The testimony highlighted how adversaries exploit the same governance voids, using Africa’s instability to extract resources—and even human lives—to fuel their ambitions.

Russia, cloaking its expansion in a façade of security cooperation, has deployed the Kremlin‑controlled Africa Corps, the successor to the Wagner Group, to fill gaps abandoned by Western and French forces in Mali, Niger and beyond.

Lawmakers pressed Anderson on reports that Russia has lured thousands of African nationals with false promises of jobs, then shipped them to fight in Ukraine, with estimates of up to a thousand Kenyan recruits already on the front lines.

“It is disturbing how many Africans are being recruited by Russia to fight in Ukraine,” Anderson said, underscoring the human cost of Moscow’s recruitment pipelines.

He warned that terrorist groups are capitalizing on weakened governance, especially in the Sahel, where ISIS and al Qaeda are consolidating power.
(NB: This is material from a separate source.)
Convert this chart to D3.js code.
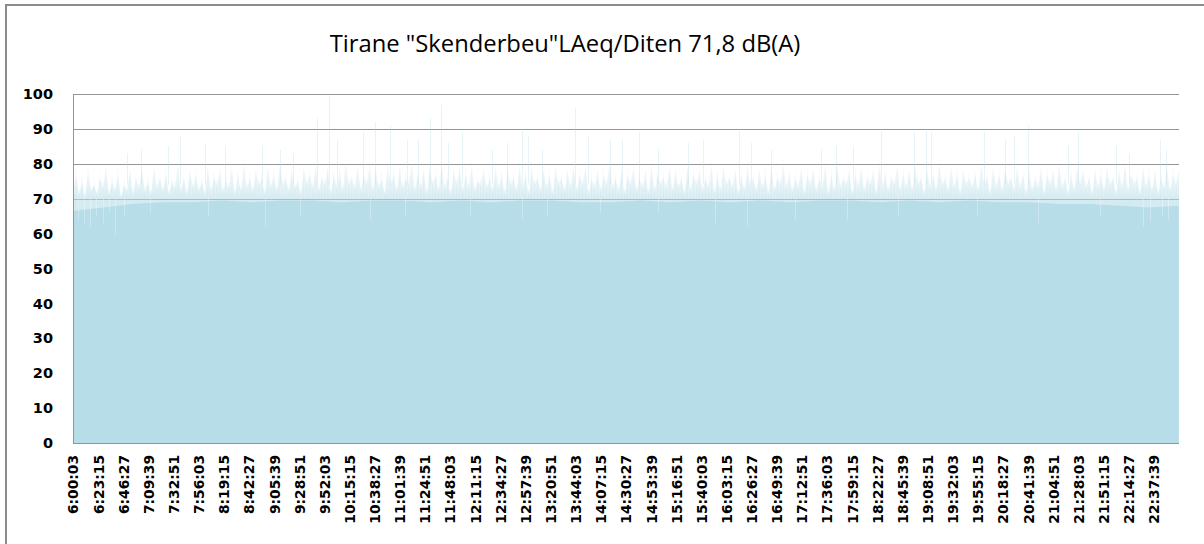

“Today, the epicenter of global terrorism is in Africa,” he declared, noting that both groups harbor the intent to strike the United States homeland.

Al Qaeda affiliates are now capable of controlling whole cities, a development Anderson said could give them the trappings of a nascent nation‑state.

China was also singled out as viewing Africa as a “second continent,” aggressively pursuing critical minerals, infrastructure and transport networks to secure cobalt, lithium, copper and rare‑earth elements vital for advanced defense systems and batteries.

The combined pressure from Moscow’s resource grabs, Beijing’s mineral rush and the surge of extremist groups threatens to reshape Africa into a battlefield of competing great‑power ambitions, leaving the United States scrambling to fill the void it helped create.